**PROBLEM DESCRIPTION**
Repeat exactly what appears from the opening line of the listing to the line with "minimum width=150, minimum", inclusive.

• • • • •

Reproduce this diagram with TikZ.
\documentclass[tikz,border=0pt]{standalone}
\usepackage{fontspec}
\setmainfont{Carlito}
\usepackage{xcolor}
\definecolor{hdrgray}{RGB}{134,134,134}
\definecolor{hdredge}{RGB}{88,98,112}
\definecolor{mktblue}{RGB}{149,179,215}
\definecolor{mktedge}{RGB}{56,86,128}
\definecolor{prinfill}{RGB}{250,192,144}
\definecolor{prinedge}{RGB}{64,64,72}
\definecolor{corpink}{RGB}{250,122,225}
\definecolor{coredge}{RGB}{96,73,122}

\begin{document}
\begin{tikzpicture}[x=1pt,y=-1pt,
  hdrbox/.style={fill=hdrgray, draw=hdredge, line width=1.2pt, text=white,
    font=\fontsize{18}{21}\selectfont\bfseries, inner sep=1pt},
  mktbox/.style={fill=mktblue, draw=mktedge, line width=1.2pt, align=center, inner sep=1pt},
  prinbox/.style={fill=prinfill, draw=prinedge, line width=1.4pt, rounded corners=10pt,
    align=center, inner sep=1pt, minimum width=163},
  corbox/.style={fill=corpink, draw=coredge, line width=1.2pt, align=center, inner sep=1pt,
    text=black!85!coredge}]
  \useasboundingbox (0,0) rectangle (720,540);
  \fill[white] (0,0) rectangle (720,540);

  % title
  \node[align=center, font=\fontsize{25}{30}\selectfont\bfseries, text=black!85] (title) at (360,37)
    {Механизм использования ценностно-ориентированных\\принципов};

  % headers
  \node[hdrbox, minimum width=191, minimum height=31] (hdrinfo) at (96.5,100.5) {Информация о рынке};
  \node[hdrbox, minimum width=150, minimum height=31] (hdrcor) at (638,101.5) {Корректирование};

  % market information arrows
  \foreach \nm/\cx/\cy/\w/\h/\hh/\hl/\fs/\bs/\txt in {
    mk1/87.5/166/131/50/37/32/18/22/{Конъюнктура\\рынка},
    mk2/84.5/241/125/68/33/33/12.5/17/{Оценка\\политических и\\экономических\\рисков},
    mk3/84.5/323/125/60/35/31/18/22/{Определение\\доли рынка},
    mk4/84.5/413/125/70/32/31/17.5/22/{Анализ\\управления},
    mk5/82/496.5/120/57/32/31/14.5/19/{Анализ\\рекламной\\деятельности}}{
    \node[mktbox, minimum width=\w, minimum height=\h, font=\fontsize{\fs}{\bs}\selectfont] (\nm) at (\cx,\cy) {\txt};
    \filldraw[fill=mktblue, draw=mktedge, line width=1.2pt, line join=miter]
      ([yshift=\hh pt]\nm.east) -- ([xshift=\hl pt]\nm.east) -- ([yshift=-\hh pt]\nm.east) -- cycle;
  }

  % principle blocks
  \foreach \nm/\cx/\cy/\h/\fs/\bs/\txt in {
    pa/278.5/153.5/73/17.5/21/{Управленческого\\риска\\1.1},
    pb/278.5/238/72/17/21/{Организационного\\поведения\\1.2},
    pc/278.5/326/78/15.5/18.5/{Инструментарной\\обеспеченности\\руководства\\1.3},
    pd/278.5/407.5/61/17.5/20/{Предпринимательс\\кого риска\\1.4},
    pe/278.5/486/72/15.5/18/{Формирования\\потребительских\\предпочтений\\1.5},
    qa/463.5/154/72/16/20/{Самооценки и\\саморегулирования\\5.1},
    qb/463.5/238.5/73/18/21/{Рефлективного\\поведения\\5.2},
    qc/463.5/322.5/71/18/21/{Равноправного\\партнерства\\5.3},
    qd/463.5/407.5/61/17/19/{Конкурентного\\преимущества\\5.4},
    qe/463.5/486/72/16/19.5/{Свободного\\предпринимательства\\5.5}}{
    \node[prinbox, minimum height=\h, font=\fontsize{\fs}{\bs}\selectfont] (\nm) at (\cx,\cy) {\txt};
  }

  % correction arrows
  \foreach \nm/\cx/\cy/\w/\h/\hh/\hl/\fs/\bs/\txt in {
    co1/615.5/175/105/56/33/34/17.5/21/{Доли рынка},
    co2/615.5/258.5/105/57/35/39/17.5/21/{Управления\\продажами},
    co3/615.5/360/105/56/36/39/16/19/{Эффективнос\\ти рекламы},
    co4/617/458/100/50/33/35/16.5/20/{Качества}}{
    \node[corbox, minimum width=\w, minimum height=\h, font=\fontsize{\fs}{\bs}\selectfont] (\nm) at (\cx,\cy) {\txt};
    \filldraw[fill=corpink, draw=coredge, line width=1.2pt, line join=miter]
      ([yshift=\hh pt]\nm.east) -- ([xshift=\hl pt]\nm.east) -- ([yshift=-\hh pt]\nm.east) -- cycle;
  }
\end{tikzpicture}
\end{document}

• • • • •

**ANSWER FOR THE TASK**
Reproduce this diagram with TikZ.
\documentclass[tikz,border=0pt]{standalone}
\usepackage{fontspec}
\setmainfont{Carlito}
\usepackage{xcolor}
\definecolor{hdrgray}{RGB}{134,134,134}
\definecolor{hdredge}{RGB}{88,98,112}
\definecolor{mktblue}{RGB}{149,179,215}
\definecolor{mktedge}{RGB}{56,86,128}
\definecolor{prinfill}{RGB}{250,192,144}
\definecolor{prinedge}{RGB}{64,64,72}
\definecolor{corpink}{RGB}{250,122,225}
\definecolor{coredge}{RGB}{96,73,122}

\begin{document}
\begin{tikzpicture}[x=1pt,y=-1pt,
  hdrbox/.style={fill=hdrgray, draw=hdredge, line width=1.2pt, text=white,
    font=\fontsize{18}{21}\selectfont\bfseries, inner sep=1pt},
  mktbox/.style={fill=mktblue, draw=mktedge, line width=1.2pt, align=center, inner sep=1pt},
  prinbox/.style={fill=prinfill, draw=prinedge, line width=1.4pt, rounded corners=10pt,
    align=center, inner sep=1pt, minimum width=163},
  corbox/.style={fill=corpink, draw=coredge, line width=1.2pt, align=center, inner sep=1pt,
    text=black!85!coredge}]
  \useasboundingbox (0,0) rectangle (720,540);
  \fill[white] (0,0) rectangle (720,540);

  % title
  \node[align=center, font=\fontsize{25}{30}\selectfont\bfseries, text=black!85] (title) at (360,37)
    {Механизм использования ценностно-ориентированных\\принципов};

  % headers
  \node[hdrbox, minimum width=191, minimum height=31] (hdrinfo) at (96.5,100.5) {Информация о рынке};
  \node[hdrbox, minimum width=150, minimum height=31] (hdrcor) at (638,101.5) {Корректирование};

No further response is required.